● MATERIAL SUPPLIED:
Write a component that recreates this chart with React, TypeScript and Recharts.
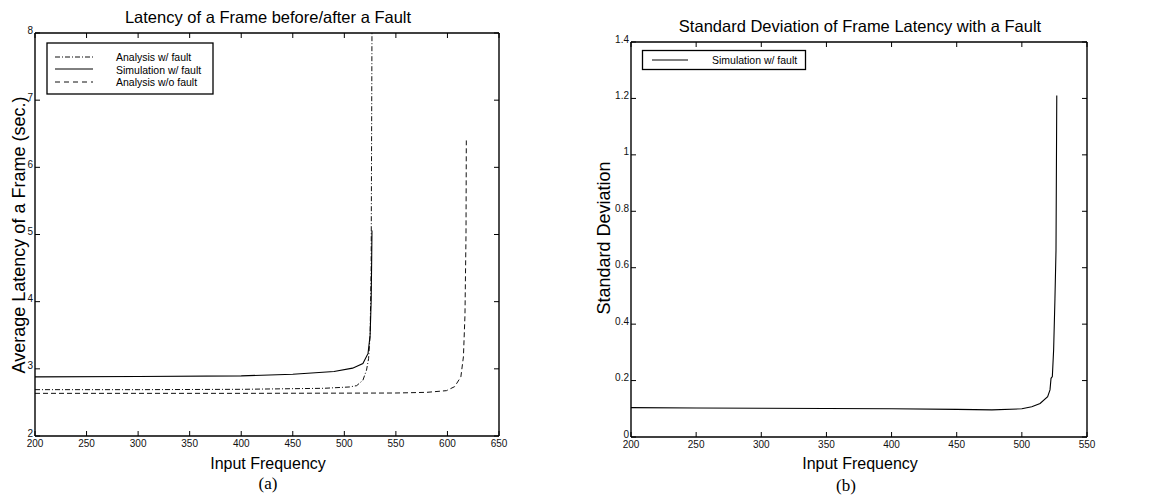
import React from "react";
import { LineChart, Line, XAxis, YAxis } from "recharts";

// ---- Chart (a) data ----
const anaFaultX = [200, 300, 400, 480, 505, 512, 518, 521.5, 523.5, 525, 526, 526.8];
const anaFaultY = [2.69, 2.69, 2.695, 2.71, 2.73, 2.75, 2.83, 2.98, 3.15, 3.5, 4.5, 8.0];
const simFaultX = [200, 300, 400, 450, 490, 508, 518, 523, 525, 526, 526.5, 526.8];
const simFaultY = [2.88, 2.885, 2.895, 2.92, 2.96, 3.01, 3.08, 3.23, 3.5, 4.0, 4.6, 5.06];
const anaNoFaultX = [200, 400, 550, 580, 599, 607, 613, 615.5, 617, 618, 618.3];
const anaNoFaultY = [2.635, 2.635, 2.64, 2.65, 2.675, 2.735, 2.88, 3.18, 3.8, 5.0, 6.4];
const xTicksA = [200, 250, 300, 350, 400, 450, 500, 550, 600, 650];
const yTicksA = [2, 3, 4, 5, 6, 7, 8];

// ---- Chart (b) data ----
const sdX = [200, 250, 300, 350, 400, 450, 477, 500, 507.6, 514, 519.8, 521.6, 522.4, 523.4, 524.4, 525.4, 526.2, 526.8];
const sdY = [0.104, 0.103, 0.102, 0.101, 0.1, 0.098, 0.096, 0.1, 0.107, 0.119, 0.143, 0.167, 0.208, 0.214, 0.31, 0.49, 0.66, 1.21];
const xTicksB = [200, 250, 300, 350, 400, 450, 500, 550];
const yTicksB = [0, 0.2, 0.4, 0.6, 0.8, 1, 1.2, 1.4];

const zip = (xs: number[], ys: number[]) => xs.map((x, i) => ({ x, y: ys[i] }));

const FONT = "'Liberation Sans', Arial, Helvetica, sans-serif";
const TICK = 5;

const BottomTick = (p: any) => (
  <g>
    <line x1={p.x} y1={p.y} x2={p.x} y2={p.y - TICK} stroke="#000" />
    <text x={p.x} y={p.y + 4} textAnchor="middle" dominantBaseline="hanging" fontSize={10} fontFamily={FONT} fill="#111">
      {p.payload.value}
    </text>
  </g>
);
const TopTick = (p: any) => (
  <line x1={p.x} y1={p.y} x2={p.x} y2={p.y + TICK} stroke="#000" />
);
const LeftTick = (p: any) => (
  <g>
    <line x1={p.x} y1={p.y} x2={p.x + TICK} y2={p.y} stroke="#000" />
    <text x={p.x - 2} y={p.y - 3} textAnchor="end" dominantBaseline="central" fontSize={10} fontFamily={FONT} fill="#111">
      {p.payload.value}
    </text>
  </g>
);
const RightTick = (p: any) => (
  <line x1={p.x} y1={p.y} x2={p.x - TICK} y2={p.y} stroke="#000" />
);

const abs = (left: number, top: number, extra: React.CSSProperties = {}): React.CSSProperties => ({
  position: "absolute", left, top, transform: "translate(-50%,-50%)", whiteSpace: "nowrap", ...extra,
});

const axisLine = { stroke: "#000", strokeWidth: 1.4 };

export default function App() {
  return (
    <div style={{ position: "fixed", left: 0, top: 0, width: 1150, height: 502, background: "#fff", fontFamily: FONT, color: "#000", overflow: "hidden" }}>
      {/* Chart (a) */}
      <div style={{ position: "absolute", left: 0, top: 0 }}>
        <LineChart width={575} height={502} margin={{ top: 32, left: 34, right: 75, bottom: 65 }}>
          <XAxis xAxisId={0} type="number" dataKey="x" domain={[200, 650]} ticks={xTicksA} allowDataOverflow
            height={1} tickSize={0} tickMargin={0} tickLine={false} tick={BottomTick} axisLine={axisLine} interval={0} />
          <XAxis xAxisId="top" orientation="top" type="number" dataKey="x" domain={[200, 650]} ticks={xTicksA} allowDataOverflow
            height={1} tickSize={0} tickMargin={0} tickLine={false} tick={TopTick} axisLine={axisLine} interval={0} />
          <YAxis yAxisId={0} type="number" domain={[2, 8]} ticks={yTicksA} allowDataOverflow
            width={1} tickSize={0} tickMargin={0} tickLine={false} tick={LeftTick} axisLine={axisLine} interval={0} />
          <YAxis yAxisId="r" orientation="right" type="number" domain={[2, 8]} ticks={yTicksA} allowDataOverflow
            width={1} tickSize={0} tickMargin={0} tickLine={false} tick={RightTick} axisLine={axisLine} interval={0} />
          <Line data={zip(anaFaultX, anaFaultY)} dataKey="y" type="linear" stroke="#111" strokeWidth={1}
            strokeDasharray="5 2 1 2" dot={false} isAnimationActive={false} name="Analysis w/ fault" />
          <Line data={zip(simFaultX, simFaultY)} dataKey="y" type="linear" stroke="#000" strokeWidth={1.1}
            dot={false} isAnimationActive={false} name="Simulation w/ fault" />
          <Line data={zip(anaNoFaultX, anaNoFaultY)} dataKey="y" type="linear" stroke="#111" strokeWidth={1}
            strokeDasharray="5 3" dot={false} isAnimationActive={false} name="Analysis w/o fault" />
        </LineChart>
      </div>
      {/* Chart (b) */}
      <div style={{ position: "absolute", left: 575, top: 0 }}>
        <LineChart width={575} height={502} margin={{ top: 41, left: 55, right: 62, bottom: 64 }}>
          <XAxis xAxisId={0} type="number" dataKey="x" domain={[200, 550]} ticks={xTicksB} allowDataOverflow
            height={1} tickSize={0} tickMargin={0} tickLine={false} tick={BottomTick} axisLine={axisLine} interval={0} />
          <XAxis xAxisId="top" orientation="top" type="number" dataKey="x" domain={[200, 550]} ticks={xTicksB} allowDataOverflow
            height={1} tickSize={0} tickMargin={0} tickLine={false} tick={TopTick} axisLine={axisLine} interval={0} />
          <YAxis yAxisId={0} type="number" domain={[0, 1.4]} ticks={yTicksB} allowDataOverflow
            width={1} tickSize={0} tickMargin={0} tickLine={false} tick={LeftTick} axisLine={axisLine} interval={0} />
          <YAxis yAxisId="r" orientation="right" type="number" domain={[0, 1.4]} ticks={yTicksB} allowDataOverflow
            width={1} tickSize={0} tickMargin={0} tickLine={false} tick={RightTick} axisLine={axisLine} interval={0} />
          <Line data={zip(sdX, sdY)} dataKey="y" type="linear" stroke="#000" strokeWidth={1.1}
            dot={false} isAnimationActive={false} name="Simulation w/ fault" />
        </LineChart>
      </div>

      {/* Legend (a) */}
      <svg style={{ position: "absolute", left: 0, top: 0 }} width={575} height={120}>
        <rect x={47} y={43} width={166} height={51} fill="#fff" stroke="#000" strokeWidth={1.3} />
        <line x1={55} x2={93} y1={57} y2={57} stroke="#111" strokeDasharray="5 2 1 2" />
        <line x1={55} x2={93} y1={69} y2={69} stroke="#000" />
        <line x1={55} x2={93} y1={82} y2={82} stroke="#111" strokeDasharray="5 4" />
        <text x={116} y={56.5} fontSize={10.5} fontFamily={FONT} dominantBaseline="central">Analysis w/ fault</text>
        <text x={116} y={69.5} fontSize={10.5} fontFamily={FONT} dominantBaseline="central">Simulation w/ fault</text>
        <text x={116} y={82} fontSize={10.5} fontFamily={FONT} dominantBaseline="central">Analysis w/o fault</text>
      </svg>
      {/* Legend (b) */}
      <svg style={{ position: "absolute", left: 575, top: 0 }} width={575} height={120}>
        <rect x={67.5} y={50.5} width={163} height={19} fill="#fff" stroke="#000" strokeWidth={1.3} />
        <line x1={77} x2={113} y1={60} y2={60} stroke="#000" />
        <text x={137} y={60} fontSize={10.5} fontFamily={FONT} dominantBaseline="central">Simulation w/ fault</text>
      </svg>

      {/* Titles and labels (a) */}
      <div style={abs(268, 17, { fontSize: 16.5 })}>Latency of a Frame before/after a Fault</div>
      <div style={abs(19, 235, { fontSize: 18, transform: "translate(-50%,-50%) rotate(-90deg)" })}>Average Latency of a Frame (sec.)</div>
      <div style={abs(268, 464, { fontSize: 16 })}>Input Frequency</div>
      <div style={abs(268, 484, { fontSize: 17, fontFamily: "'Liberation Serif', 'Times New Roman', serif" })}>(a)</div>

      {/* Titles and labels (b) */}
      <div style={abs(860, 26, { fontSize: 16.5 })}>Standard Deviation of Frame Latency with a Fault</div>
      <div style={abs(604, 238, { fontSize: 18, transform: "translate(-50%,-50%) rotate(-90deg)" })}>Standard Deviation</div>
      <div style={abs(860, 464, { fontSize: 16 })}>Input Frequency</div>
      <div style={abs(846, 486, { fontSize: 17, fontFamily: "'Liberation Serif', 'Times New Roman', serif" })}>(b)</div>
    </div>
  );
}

* * *

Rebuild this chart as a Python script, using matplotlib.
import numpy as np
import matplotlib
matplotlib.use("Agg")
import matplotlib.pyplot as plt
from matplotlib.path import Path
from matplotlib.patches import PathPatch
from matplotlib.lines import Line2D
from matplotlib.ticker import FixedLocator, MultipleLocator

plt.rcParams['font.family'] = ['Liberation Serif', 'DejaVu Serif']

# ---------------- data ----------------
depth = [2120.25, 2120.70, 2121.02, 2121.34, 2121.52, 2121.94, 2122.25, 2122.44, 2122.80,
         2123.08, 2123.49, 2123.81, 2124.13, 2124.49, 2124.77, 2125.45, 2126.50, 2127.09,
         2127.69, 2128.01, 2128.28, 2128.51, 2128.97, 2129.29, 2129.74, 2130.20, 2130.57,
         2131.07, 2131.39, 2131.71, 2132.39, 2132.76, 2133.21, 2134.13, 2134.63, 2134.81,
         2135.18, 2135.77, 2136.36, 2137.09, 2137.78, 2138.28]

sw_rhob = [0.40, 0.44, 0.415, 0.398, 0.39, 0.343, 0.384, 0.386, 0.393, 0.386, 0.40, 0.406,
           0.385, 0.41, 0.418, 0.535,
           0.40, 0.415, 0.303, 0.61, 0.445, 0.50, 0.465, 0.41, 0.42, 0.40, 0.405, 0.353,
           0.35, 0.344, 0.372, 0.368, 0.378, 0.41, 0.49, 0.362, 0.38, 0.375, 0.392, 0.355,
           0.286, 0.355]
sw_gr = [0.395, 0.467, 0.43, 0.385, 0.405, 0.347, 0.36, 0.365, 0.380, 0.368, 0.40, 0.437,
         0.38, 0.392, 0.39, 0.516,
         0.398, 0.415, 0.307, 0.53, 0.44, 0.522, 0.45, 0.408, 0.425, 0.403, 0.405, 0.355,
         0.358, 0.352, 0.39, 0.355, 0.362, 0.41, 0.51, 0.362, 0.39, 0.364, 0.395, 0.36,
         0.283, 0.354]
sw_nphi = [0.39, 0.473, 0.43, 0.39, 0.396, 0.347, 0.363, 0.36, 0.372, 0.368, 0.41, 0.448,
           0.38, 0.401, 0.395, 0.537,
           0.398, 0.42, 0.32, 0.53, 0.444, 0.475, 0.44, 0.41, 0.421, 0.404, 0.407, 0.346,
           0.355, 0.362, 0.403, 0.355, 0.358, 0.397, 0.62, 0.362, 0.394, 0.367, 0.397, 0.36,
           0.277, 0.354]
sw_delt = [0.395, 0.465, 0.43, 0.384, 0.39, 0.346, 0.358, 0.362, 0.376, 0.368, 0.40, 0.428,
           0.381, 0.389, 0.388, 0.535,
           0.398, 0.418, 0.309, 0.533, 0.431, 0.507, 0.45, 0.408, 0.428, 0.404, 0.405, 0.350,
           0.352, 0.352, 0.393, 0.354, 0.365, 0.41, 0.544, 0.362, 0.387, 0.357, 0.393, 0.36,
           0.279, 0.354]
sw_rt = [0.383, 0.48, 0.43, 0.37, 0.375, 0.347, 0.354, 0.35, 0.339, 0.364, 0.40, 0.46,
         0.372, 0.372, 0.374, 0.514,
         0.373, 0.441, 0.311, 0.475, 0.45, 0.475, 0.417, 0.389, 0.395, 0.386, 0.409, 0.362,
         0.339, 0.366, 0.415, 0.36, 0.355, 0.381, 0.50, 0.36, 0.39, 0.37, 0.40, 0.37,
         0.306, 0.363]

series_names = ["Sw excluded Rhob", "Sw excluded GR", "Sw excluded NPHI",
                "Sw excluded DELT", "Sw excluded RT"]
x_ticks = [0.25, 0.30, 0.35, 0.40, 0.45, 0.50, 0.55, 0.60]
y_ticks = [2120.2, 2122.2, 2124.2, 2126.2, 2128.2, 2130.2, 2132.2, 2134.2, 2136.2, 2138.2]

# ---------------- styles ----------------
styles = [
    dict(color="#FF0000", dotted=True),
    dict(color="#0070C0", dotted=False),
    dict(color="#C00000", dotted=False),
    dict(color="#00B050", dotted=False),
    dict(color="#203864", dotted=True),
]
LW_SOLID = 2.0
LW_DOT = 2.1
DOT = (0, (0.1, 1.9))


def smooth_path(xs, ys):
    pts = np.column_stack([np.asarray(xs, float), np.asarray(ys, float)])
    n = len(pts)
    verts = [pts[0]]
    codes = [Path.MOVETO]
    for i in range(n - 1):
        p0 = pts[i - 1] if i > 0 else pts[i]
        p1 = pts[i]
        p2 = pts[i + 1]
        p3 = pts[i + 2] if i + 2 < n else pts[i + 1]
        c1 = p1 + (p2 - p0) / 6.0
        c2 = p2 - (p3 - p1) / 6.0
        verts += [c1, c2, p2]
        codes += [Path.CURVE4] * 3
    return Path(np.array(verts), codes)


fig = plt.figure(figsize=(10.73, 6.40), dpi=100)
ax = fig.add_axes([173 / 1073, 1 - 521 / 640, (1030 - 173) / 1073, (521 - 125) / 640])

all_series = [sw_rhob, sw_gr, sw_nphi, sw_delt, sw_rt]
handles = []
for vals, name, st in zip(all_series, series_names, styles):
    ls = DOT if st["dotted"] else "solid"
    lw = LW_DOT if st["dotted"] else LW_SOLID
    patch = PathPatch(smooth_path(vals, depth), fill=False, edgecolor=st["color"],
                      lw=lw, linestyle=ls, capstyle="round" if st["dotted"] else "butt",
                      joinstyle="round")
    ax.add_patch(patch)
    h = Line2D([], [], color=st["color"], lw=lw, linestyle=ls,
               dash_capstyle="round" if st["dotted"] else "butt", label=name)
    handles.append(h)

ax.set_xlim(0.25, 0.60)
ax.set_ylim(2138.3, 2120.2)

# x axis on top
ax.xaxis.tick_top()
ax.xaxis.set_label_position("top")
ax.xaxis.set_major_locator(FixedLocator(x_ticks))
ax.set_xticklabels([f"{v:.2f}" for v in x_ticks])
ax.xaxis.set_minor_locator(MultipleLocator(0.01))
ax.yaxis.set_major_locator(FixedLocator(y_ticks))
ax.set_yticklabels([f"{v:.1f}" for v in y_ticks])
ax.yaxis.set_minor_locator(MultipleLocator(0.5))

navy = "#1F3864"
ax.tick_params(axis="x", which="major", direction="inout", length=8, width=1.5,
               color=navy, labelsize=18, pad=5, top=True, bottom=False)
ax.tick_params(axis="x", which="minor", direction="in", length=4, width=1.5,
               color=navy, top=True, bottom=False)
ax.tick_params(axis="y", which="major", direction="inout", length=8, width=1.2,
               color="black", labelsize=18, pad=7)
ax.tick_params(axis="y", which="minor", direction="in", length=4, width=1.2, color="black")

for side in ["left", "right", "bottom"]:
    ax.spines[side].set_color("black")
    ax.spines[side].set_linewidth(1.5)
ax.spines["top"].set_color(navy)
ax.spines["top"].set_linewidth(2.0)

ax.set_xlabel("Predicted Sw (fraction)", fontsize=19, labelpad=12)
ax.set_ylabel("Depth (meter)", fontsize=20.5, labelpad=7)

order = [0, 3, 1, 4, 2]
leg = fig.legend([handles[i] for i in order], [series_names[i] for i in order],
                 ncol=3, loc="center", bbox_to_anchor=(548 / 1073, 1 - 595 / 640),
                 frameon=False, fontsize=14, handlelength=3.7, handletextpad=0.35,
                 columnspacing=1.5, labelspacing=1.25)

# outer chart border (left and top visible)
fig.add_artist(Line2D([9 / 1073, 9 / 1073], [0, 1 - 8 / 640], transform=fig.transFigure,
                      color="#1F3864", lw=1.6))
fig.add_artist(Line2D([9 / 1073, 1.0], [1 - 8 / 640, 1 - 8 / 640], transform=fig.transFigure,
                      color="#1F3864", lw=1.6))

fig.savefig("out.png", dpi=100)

● GIVEN INSTRUCTION: Lines from the one with "Write a component" through the one with "const yTicksA = [2, 3, 4, 5, 6, 7, 8];" are the only ones to quote. Quote them exactly and leave out pictures.

● EXPECTED ANSWER:
Write a component that recreates this chart with React, TypeScript and Recharts.
import React from "react";
import { LineChart, Line, XAxis, YAxis } from "recharts";

// ---- Chart (a) data ----
const anaFaultX = [200, 300, 400, 480, 505, 512, 518, 521.5, 523.5, 525, 526, 526.8];
const anaFaultY = [2.69, 2.69, 2.695, 2.71, 2.73, 2.75, 2.83, 2.98, 3.15, 3.5, 4.5, 8.0];
const simFaultX = [200, 300, 400, 450, 490, 508, 518, 523, 525, 526, 526.5, 526.8];
const simFaultY = [2.88, 2.885, 2.895, 2.92, 2.96, 3.01, 3.08, 3.23, 3.5, 4.0, 4.6, 5.06];
const anaNoFaultX = [200, 400, 550, 580, 599, 607, 613, 615.5, 617, 618, 618.3];
const anaNoFaultY = [2.635, 2.635, 2.64, 2.65, 2.675, 2.735, 2.88, 3.18, 3.8, 5.0, 6.4];
const xTicksA = [200, 250, 300, 350, 400, 450, 500, 550, 600, 650];
const yTicksA = [2, 3, 4, 5, 6, 7, 8];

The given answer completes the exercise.